- Exercise input:

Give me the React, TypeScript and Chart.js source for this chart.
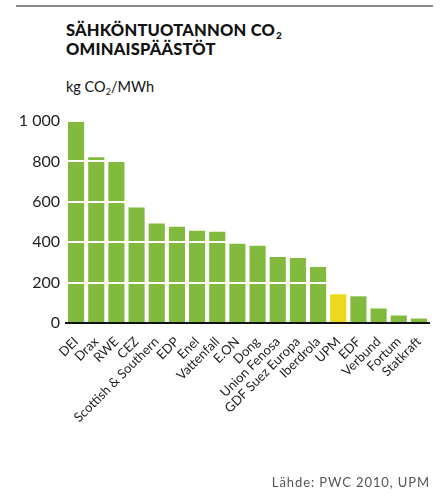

==

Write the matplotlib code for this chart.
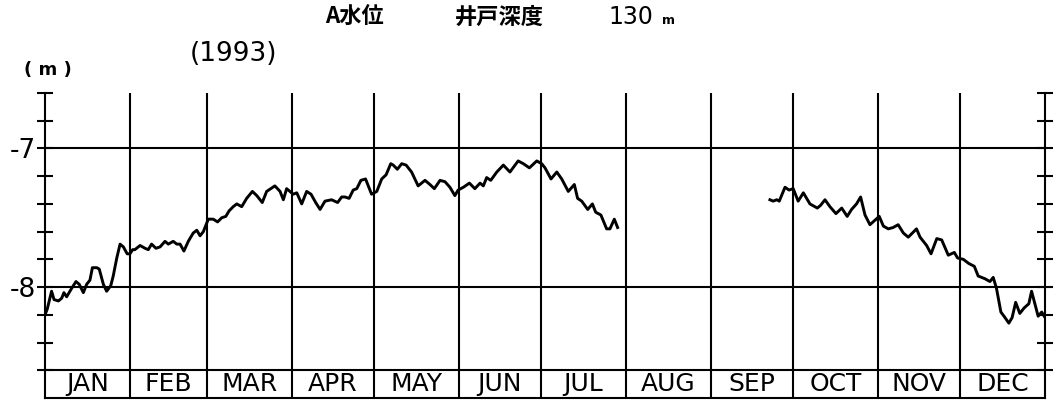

...

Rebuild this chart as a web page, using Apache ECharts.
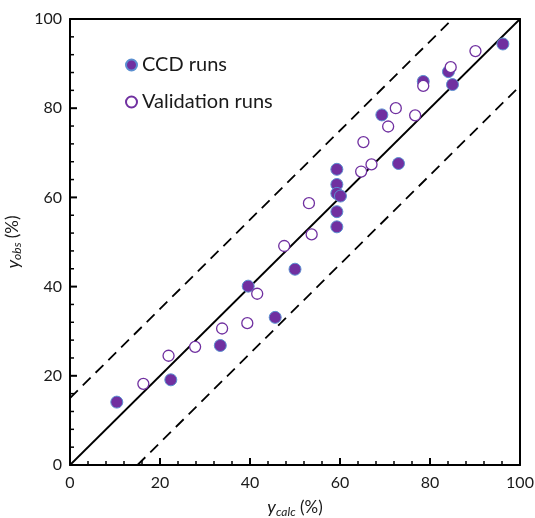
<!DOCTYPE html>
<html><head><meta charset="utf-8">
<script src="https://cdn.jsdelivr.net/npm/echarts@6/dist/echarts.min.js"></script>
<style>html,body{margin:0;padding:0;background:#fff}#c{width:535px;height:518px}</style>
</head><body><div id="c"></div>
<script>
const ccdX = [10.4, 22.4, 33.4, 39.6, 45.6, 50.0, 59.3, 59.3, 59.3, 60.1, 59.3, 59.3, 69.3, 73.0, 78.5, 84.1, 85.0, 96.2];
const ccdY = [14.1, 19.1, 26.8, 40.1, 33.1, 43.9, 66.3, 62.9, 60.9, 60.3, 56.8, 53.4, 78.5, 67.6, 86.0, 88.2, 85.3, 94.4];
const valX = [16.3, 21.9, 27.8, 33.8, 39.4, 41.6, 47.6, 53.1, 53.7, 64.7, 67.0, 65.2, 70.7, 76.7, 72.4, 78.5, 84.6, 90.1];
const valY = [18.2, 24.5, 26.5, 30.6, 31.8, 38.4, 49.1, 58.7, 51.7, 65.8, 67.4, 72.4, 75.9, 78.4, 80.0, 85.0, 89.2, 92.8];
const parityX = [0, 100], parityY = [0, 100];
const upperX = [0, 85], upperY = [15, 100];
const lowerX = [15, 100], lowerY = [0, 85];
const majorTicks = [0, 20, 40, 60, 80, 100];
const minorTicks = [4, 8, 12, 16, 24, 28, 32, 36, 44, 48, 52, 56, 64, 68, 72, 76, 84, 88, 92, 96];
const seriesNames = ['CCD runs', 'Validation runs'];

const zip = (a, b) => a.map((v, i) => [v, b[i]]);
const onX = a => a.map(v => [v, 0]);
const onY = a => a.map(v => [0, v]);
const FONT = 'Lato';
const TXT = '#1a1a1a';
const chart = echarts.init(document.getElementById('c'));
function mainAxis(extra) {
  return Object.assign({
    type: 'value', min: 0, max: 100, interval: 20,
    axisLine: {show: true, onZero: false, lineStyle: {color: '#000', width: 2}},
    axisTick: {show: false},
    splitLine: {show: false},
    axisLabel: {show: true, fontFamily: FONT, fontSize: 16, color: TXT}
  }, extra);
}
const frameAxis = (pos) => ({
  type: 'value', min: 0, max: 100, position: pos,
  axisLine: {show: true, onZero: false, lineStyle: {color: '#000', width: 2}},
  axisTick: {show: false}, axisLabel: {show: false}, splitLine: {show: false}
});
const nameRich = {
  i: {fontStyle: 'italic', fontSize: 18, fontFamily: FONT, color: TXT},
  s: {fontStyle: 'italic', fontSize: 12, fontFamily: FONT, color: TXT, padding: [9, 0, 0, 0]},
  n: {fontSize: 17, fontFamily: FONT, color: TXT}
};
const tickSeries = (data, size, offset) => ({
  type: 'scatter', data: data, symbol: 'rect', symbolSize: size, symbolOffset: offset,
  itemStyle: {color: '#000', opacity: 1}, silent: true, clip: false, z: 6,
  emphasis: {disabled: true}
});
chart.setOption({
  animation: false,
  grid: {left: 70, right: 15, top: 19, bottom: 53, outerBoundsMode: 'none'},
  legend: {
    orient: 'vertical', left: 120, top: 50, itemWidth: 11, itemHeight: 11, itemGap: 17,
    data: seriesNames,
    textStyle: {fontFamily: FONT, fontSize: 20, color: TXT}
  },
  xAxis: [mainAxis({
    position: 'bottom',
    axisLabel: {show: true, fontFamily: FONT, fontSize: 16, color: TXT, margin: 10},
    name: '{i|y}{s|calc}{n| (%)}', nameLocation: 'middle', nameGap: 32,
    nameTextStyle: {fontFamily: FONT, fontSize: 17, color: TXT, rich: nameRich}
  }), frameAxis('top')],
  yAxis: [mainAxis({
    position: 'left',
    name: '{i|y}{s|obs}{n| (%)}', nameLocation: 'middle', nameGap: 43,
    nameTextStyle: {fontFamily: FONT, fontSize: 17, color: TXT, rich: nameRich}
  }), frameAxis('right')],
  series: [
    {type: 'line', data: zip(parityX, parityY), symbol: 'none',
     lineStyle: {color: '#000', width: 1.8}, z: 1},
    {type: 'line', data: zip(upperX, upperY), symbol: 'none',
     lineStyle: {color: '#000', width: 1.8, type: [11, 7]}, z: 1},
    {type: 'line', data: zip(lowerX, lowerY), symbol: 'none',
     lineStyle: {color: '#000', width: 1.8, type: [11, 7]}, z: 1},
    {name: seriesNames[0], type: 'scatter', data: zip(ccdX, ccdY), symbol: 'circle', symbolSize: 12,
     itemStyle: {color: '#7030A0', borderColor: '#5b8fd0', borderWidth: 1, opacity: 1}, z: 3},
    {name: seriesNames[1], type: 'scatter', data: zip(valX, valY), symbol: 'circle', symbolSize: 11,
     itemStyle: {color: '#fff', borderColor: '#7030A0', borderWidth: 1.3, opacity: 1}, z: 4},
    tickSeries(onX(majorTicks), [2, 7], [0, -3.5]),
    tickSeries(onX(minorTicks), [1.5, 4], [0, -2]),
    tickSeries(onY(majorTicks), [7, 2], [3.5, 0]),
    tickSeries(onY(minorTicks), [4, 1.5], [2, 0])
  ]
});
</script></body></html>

- Aim:
Copy out the lines that hold "this".

- Response to the task:
Give me the React, TypeScript and Chart.js source for this chart.
Write the matplotlib code for this chart.
Rebuild this chart as a web page, using Apache ECharts.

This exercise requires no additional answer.